Composer Frederick Loewe (left), with lyricist Alan Jay Lerner owned what would become Lissauer's property in the mid-1950s to the early 1960s. Photo by Yousef Karsh.
The 35-acre property, described as “pretty idyllic” by Lissauer, is home to bobcats, foxes, coyotes, deer, raccoons, skunks, possums, and rabbits and features a mile of trails, a Victorian greenhouse, several flower beds, and a massive vegetable garden dating back to the 1800s and surrounded by an antique iron fence.
Lissauer lives here with his wife, Lilian — they married in 1984 and have a son, Greg, a musician and DJ who lives outside of Philadelphia — and their mixed-breed dog, Taylor. He and his wife handle most of the gardening. Lilian cares for the vegetable garden, growing squashes, tomatoes, zucchini, and peppers, as well as being responsible for the vegetable preservation, canning, and freezing that comes with the harvest.
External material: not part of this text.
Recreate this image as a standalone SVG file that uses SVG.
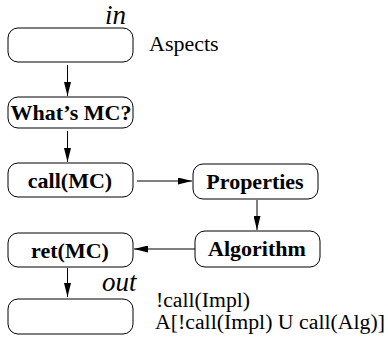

“It’s perfect for me, because this really is rural and yet everything is here,” he says. “There’s so much talent within an hour of me. It’s like being in the city, but with fields and streams.”
The Broadway production of My Fair Lady; a New Yorker cartoon that Lissauer found in the home.
Not surprisingly, Lissauer is active in the local cultural scene, playing or listening to music at the Towne Crier Café in Beacon; The Falcon in Marlboro; Tarrytown Music Hall; and Bean Runner Café, The Hudson Room, and the Paramount Hudson Valley Theater all in Peekskill. He also likes attending performances at the Performing Arts Center at Purchase College — he calls it the most acoustically superb listening room around.
What’s up with the busy musician lately? He recently finished writing the music for Thre3Bound, a romantic comedy film due out in fall 2019; arranging and producing an album for Mary Fahl, former lead singer for October Project; and writing music with Fahl for an Anne Rice audiobook. He is also writing the music for a documentary on Black Panther, Huey Newton. “I’m involved with everything in music,” he says. “All I do is answer the phone and say, ‘Yes’ and ‘That would be fun,’ and it’s always different and fun.”